RECORD LIST →
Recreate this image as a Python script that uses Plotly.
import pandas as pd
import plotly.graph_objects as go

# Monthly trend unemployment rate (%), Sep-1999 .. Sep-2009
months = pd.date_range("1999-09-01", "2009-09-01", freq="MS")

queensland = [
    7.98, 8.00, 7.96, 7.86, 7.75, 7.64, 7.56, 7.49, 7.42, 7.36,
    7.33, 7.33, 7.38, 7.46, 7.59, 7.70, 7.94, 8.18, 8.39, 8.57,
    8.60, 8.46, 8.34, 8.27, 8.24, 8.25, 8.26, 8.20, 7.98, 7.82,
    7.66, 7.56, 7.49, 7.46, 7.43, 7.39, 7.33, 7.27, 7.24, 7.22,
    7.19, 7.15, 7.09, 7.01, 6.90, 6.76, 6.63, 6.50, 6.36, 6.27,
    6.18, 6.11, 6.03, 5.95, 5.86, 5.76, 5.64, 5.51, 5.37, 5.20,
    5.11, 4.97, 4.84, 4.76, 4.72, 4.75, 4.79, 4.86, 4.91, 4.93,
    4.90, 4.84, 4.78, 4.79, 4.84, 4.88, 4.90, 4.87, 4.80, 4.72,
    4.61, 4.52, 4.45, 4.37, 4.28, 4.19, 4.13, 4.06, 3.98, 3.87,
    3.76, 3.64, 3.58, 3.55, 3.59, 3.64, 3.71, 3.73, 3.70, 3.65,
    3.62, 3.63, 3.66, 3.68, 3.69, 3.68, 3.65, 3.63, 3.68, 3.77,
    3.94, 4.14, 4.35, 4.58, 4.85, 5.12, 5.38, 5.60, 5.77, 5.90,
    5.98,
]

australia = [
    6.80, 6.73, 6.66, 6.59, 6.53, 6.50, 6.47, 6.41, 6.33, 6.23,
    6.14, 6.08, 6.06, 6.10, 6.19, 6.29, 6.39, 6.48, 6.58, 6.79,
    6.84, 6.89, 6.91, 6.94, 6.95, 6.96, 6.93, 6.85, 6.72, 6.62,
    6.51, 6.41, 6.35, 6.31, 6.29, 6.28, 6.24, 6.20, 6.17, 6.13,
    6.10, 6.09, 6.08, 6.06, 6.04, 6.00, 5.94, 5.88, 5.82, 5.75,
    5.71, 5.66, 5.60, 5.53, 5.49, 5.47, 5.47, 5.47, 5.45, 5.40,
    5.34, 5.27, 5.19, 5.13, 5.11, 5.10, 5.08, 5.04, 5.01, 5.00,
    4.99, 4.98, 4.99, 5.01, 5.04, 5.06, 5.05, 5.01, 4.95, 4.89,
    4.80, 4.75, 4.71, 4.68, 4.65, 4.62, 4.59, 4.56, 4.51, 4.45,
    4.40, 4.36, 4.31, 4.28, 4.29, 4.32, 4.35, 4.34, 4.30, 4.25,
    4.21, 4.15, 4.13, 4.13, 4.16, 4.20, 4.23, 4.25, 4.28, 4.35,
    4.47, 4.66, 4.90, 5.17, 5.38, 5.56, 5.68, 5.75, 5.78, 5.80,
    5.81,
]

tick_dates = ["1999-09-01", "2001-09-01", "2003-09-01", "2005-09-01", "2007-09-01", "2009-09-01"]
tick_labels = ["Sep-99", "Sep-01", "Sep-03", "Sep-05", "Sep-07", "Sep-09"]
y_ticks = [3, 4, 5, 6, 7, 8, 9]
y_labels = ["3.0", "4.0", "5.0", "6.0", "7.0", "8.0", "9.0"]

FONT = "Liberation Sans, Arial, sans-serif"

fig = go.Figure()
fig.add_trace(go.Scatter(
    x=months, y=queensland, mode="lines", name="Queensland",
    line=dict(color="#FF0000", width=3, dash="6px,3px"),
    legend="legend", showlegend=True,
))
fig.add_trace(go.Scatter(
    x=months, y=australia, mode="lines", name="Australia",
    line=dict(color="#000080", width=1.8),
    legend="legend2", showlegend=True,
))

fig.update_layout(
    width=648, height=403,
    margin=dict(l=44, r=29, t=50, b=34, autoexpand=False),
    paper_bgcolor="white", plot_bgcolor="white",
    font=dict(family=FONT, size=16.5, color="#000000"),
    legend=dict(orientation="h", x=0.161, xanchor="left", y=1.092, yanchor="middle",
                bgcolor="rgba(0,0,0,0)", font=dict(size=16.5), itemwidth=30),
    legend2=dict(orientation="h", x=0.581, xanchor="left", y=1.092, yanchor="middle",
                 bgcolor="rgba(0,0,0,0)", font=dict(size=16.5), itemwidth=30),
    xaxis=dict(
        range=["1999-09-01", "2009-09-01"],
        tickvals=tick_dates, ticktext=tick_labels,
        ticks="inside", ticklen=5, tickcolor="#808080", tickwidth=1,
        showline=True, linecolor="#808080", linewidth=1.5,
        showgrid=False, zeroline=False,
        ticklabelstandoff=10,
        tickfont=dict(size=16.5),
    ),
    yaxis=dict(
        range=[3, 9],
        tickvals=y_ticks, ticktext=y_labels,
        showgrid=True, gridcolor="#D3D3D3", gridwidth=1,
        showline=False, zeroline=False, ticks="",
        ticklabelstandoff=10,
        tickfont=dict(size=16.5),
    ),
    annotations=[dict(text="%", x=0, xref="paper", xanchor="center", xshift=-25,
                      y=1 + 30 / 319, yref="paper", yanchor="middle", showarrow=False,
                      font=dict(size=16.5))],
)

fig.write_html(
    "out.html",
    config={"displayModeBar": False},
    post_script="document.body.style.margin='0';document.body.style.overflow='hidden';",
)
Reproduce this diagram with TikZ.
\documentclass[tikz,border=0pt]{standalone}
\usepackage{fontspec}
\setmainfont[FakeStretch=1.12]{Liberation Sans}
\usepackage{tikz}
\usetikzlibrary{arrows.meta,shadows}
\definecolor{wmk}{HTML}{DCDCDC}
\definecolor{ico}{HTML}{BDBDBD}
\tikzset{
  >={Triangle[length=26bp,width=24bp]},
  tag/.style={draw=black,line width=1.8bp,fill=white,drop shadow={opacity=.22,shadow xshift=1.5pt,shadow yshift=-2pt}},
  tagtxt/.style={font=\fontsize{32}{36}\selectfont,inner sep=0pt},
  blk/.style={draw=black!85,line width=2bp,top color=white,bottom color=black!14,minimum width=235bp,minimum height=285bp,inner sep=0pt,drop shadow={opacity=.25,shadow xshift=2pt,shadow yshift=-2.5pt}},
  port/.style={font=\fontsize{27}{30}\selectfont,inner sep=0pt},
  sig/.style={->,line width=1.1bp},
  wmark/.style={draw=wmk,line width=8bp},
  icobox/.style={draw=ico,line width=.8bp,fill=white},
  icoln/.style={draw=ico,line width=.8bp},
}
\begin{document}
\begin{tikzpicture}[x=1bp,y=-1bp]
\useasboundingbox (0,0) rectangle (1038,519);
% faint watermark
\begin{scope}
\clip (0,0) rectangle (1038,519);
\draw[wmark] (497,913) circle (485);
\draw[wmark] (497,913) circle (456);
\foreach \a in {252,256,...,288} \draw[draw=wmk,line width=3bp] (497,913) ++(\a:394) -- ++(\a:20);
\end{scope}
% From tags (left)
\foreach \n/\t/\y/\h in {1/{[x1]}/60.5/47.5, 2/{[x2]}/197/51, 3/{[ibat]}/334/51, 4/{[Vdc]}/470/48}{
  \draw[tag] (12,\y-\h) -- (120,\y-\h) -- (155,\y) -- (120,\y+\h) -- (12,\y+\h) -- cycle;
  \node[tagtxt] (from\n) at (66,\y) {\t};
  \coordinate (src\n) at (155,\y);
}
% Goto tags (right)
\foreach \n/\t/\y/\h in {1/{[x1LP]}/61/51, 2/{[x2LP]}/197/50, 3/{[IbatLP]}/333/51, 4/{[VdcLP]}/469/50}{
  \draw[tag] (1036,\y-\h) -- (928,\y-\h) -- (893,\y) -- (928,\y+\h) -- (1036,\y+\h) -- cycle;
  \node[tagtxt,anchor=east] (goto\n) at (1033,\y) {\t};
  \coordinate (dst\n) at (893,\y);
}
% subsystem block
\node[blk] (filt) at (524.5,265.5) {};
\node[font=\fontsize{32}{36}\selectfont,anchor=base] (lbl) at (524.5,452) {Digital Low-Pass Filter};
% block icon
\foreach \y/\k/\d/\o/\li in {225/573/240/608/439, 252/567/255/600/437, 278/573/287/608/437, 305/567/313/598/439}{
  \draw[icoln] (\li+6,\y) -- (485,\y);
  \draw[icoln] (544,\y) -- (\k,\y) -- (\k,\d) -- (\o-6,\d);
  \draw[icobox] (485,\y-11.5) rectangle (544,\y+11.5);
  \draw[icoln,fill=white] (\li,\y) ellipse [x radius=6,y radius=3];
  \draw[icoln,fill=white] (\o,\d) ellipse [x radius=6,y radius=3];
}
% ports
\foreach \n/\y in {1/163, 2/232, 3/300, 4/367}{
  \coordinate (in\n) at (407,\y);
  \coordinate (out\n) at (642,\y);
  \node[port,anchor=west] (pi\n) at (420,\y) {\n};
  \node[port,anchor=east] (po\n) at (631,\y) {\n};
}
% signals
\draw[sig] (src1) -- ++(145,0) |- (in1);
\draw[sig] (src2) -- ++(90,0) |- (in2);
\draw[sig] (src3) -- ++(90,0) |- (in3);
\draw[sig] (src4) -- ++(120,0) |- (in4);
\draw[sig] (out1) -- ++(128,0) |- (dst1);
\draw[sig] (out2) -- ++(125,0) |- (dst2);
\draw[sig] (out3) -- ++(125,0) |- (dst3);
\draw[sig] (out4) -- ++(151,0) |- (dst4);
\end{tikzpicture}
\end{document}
--
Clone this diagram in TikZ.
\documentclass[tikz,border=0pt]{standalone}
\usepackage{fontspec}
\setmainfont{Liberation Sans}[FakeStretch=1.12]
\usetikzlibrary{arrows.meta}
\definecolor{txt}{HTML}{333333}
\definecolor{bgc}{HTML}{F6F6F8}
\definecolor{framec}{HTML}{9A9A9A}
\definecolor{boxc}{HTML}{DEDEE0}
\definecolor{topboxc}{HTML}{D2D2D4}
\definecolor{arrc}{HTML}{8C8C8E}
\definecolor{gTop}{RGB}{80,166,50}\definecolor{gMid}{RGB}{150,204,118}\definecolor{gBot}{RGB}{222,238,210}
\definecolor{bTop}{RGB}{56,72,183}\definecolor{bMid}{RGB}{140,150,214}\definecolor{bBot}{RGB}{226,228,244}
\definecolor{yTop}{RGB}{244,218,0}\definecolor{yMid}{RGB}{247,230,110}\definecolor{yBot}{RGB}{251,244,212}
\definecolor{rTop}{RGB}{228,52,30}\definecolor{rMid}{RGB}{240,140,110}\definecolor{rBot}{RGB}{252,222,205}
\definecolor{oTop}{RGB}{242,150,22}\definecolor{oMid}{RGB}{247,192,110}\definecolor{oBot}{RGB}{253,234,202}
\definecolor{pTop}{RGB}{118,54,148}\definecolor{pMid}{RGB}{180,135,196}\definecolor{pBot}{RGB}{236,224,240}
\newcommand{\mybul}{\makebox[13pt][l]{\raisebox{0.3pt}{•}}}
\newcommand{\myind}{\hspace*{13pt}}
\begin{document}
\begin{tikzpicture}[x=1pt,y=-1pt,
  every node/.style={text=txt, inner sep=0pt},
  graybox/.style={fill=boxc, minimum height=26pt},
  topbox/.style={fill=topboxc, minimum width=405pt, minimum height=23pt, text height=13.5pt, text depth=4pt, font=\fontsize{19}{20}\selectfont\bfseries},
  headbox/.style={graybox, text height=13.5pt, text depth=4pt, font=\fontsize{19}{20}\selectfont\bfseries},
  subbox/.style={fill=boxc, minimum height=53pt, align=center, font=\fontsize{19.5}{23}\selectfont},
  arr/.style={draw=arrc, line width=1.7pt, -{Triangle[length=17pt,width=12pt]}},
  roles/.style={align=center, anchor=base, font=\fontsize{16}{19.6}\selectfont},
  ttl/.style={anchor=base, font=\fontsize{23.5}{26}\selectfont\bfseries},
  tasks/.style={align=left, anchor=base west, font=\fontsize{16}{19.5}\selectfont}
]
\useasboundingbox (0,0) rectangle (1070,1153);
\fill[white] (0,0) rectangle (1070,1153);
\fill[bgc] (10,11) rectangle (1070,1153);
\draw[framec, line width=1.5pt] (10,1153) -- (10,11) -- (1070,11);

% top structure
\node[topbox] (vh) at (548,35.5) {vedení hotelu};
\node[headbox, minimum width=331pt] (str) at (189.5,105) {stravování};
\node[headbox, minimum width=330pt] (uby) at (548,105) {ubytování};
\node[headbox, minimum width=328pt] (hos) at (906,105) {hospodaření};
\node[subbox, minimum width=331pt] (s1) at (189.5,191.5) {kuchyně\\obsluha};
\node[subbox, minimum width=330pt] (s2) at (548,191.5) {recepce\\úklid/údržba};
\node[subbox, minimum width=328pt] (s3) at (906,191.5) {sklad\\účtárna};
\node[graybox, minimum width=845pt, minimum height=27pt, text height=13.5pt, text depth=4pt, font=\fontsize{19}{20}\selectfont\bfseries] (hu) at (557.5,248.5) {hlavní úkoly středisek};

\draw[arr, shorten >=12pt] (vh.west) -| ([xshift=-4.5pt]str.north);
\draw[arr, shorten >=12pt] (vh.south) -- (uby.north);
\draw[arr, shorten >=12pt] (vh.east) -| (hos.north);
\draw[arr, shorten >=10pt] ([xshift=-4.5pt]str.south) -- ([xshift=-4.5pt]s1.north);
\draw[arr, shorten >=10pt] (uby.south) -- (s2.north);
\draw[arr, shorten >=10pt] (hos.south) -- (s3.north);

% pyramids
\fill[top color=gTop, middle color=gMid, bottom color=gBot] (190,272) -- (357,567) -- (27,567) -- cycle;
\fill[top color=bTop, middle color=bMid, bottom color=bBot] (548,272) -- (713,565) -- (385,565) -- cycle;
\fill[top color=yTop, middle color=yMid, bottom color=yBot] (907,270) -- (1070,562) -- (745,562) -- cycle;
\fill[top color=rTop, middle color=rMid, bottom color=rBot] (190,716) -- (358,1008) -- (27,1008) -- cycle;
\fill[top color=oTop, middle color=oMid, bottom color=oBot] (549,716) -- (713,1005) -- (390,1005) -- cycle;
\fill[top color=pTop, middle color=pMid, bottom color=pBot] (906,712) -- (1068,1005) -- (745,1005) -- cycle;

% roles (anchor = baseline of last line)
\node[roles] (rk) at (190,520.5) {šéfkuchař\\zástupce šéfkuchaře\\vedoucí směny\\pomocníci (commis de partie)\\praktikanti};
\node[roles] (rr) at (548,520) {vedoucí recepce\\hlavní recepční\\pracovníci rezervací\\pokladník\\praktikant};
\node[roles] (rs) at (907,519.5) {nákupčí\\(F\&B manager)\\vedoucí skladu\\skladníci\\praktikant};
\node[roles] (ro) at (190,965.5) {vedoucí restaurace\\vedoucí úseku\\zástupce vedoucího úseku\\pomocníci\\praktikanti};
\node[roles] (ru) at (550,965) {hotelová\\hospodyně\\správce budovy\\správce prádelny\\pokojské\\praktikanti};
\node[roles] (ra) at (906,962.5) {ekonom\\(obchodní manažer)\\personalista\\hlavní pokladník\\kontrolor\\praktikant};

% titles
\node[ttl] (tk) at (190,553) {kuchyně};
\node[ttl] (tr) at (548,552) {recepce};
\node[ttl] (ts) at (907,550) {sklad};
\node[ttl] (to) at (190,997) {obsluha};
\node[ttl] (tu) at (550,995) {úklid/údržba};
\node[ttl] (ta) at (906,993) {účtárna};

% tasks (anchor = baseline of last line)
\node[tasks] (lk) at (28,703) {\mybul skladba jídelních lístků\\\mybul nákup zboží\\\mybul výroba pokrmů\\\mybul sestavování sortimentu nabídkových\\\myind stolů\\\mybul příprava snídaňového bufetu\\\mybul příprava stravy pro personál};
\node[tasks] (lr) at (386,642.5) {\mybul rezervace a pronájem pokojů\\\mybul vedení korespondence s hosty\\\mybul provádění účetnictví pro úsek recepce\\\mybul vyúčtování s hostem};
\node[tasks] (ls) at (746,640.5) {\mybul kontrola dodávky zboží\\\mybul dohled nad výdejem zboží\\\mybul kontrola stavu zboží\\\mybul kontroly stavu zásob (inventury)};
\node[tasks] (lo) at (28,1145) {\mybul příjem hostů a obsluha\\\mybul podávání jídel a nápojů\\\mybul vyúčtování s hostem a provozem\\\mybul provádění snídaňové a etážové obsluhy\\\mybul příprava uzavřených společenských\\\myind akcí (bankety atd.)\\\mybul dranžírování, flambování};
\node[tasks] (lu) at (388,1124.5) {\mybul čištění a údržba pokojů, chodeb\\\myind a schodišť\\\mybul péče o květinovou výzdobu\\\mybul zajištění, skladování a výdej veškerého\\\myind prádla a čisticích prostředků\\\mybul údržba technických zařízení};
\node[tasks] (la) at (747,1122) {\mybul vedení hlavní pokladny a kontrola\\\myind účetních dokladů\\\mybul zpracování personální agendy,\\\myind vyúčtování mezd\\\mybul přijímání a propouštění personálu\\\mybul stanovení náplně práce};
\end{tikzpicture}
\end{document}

WHAT NEEDS TO BE DONE → Copy each line above that contains the string "diagram".

CORRECT RESULT →
Reproduce this diagram with TikZ.
Clone this diagram in TikZ.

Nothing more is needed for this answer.